花は咲けども噺せども 神様がくれた高座 (PHP文芸文庫)
立川談慶
会社員をやめて落語家になり、長い前座修行を経て、真打ちを目指して奮闘する男の笑いと涙の心に沁みる人情物語です。
落語を通じて、義理や人情、恩や感謝の大切さを学びつつ、
「お互いダメな人間同士、一緒につまづきながら仲良くやろう」
という、人間の業の肯定を描いた良書でした。
信じられないドジをリアルにしちゃってもそれが許されるような社会、そんな人にも居場所を与えて包んでくれている落語の世界が分かりやすく描かれていて、落語を知らない人でも読みやすい内容だったと思います。
真打になるべく修業を続ける錦之助が、路上やサウナなどで行う青空落語、地方公演、老人ホーム、中学校の落語会などを通して、色々な人の気持ちや情に触れることで成長していくと共に周囲の人を幸せにしていく様子は微笑ましかったです。
特に印象に残った言葉を以下に抜粋しました。
・やっぱり人間、苦労しなきゃダメなのかもね。あなたがあれほど苦労していた前座修業時代って、人工的に苦労を認識する期間だったのかもよ。人間の陰の部分をわきまえないとお客さんを納得させる落語なんてできやしないんじゃないかな。
・落語家も相撲取りもさ、稽古が仕事なのかもね。本番の取組とか高座なんて、ただの集金活動だよ。かいた恥という自分のしでかしたマイナスな出来事は、上手くなるための伏線で、あとからどう回収するかと考えたほうが前向きになれるような気がする。
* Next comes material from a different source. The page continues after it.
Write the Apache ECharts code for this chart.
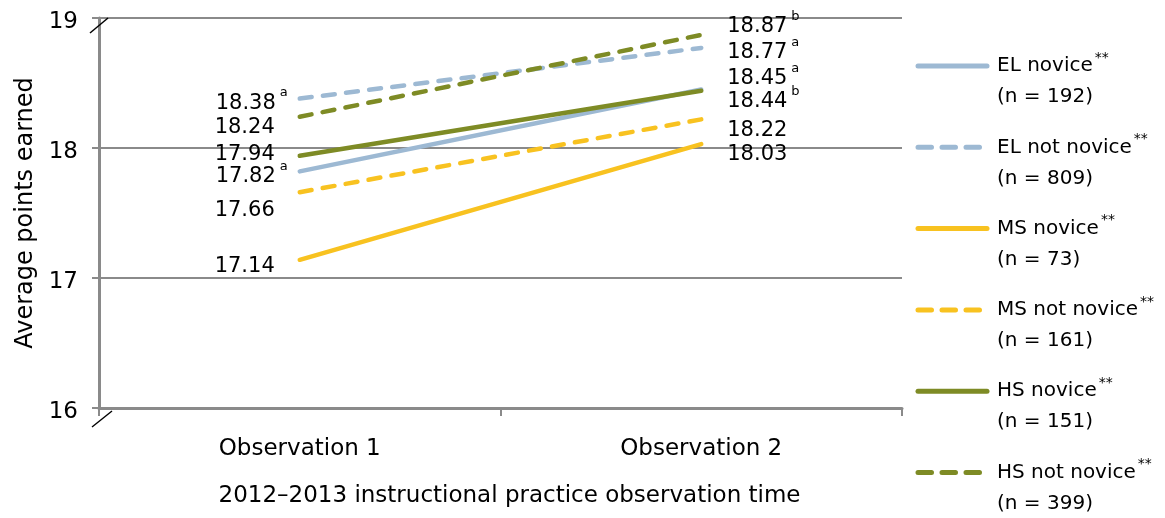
<!DOCTYPE html>
<html><head><meta charset="utf-8">
<script src="https://cdn.jsdelivr.net/npm/echarts@6/dist/echarts.min.js"></script>
<style>html,body{margin:0;padding:0;background:#fff}#c{width:1165px;height:518px}</style>
</head><body><div id="c"></div>
<script>
// ---- data ----
const categories = ['Observation 1', 'Observation 2'];
const seriesNames = ['EL novice', 'EL not novice', 'MS novice', 'MS not novice', 'HS novice', 'HS not novice'];
const sampleSizes = [192, 809, 73, 161, 151, 399];
const elNovice = [17.82, 18.45];
const elNotNovice = [18.38, 18.77];
const msNovice = [17.14, 18.03];
const msNotNovice = [17.66, 18.22];
const hsNovice = [17.94, 18.44];
const hsNotNovice = [18.24, 18.87];
const elNoviceNotes = ['a', 'a'];
const elNotNoviceNotes = ['a', 'a'];
const msNoviceNotes = ['', ''];
const msNotNoviceNotes = ['', ''];
const hsNoviceNotes = ['', 'b'];
const hsNotNoviceNotes = ['', 'b'];
const yTickValues = [16, 17, 18, 19];

const allValues = [elNovice, elNotNovice, msNovice, msNotNovice, hsNovice, hsNotNovice];
const allNotes = [elNoviceNotes, elNotNoviceNotes, msNoviceNotes, msNotNoviceNotes, hsNoviceNotes, hsNotNoviceNotes];

// ---- styles ----
const FONT = 'DejaVu Sans';
const BLUE = '#9db9d3', YELLOW = '#f8c220', OLIVE = '#7e8b25';
const GRAY = '#8a8a8a';
const colors = [BLUE, BLUE, YELLOW, YELLOW, OLIVE, OLIVE];
const dashed = [false, true, false, true, false, true];
// vertical nudges of value labels (px) at [Observation 1, Observation 2]
const labelNudge = [[5.5, -10.5], [4.5, 4.5], [6.5, 10], [18.5, 11.5], [-1.5, 10.5], [10.5, -8.5]];

const labelRich = {
  n: { fontFamily: FONT, fontSize: 21, color: '#000' },
  s: { fontFamily: FONT, fontSize: 13, color: '#000', padding: [0, 0, 20, 4] }
};

const series = seriesNames.map((name, si) => ({
  name: name,
  type: 'line',
  symbol: 'circle',
  symbolSize: 0.01,
  showSymbol: true,
  z: 2 + si,
  lineStyle: { color: colors[si], width: 4.5, cap: 'round', type: dashed[si] ? [12, 11.3] : 'solid' },
  itemStyle: { color: colors[si] },
  emphasis: { disabled: true },
  data: allValues[si].map((v, di) => {
    const note = allNotes[si][di];
    const left = di === 0;
    return {
      value: v,
      label: {
        show: true,
        position: left ? 'left' : 'right',
        distance: left ? (note ? 12 : 25) : 26,
        offset: [0, labelNudge[si][di]],
        formatter: '{n|' + v.toFixed(2) + '}' + (note ? '{s|' + note + '}' : ''),
        rich: labelRich
      }
    };
  })
}));

const legendData = seriesNames.map((name, si) => dashed[si]
  ? { name: name, lineStyle: { type: [13.5, 10.5], width: 5, cap: 'round', color: colors[si] } }
  : { name: name, lineStyle: { type: 'solid', width: 5, cap: 'round', color: colors[si] } });

const chart = echarts.init(document.getElementById('c'), null, { renderer: 'canvas' });
chart.setOption({
  animation: false,
  backgroundColor: '#fff',
  grid: { left: 99, right: 263, top: 18, bottom: 110, containLabel: false, outerBoundsMode: 'none' },
  xAxis: {
    type: 'category',
    data: categories,
    boundaryGap: true,
    axisLine: { lineStyle: { color: GRAY, width: 3 } },
    axisTick: { show: true, length: 8, lineStyle: { color: GRAY, width: 2 } },
    axisLabel: { fontFamily: FONT, fontSize: 23, color: '#000', margin: 30 },
    name: '2012\u20132013 instructional practice observation time',
    nameLocation: 'middle',
    nameGap: 77,
    nameTextStyle: { fontFamily: FONT, fontSize: 23, color: '#000', padding: [0, 0, 0, 18] }
  },
  yAxis: {
    type: 'value',
    min: yTickValues[0],
    max: yTickValues[yTickValues.length - 1],
    interval: 1,
    axisLine: { show: true, lineStyle: { color: GRAY, width: 3 } },
    axisTick: { show: true, length: 7, lineStyle: { color: GRAY, width: 2 } },
    splitLine: { show: true, lineStyle: { color: GRAY, width: 2 } },
    axisLabel: {
      fontFamily: FONT, fontSize: 23, color: '#000', margin: 21,
      formatter: '{v|{value}}',
      rich: { v: { fontFamily: FONT, fontSize: 23, color: '#000', padding: [8, 0, 0, 0] } }
    },
    name: 'Average points earned',
    nameLocation: 'middle',
    nameGap: 60,
    nameTextStyle: { fontFamily: FONT, fontSize: 24, color: '#000' }
  },
  legend: {
    orient: 'vertical',
    left: 915.5,
    top: 19.5,
    height: 520,
    padding: 0,
    itemGap: -11.7,
    itemWidth: 69,
    itemHeight: 2,
    selectedMode: false,
    itemStyle: { opacity: 0, borderWidth: 0 },
    data: legendData,
    formatter: function (name) {
      const i = seriesNames.indexOf(name);
      return '\n{t|' + name + '}{s|**}\n{t|(n = ' + sampleSizes[i] + ')}';
    },
    textStyle: {
      fontFamily: FONT, fontSize: 20, color: '#000', lineHeight: 31,
      rich: {
        t: { fontFamily: FONT, fontSize: 20, color: '#000', lineHeight: 31, padding: [0, 0, 0, 5] },
        s: { fontFamily: FONT, fontSize: 14, color: '#000', padding: [0, 0, 16, 2] }
      }
    }
  },
  series: series
});

// axis-break marks on the value axis
const rect = chart.getModel().getComponent('grid').coordinateSystem.getRect();
const yTop = chart.convertToPixel({ yAxisIndex: 0 }, yTickValues[yTickValues.length - 1]);
const yBot = chart.convertToPixel({ yAxisIndex: 0 }, yTickValues[0]);
const ax = rect.x;
chart.setOption({
  graphic: [
    { type: 'line', z: 100, shape: { x1: ax - 9, y1: yTop + 15, x2: ax + 9, y2: yTop }, style: { stroke: '#000', lineWidth: 1.5 } },
    { type: 'line', z: 100, shape: { x1: ax - 7, y1: yBot + 19, x2: ax + 13, y2: yBot + 3 }, style: { stroke: '#000', lineWidth: 1.5 } }
  ]
});
</script>
</body></html>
・下から目線ってさ、なんだかすべてが自分より上にいるから、すべてがすげえんだなって思える目線なのかもな。謙虚とは違うけど、「みんなすげえじゃん」って思える感じかな。上から目線だと相手の頭した見えないけど、下から目線だとさ、相手のすべてが見えるんだよ。人生、下から目線。